In this case in_ptr0 is column major, while out_ptr0 is row major, so an efficient schedule likely involves some tiling so both the load and the store can get vectorized/coalesced. The original kernel has 7 inputs, which were a mix of layouts and broadcasting in one of the two dimensions.

For our Halide backend, I'm currently mapping input/outputs to 1D arrays since the indexing/view support in PyTorch is more flexible than Halide, which makes it easier to express things as 1D buffers plus indexing formulas. With views in PyTorch (or ops like torch.as_strided) the same buffer can be read multiple times with different strides/dimensions, and inlining view operations in TorchInductor can create more complex indexing formulas that can't be expressed with linear strides.

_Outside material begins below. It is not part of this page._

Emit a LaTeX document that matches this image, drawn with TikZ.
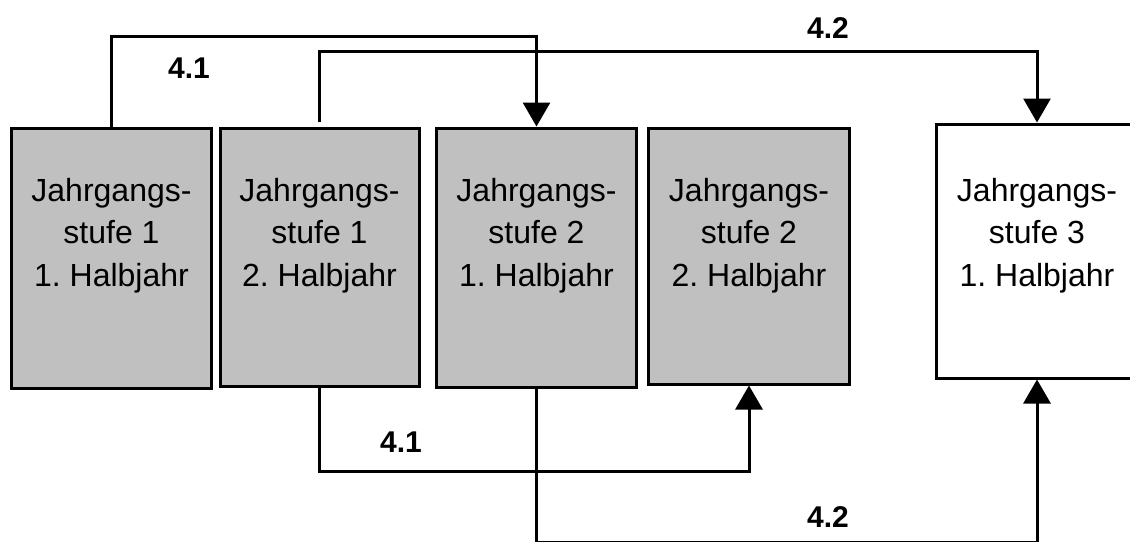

I'm creating the 2D hl.Func for the body of the kernel in cases where we would generate a tiled kernel in our Triton backend. This happens when we have stride=1 memory accesses in two or more different dimensions, so it will always be the case that at least 1 memory access will be swapped with respect to what Halide wants when we generate 2D hl.Funcs. If everything is contiguous in memory, right now we just generate a 1D hl.Func.

I'd love to chat more about if there are better ways to do this mapping, and I'm happy to collaborate since I'm sure PyTorch will expose some areas for improvement in Halide. I had reached to @jrk about this a while back, since I worked closer with him when we were at MIT.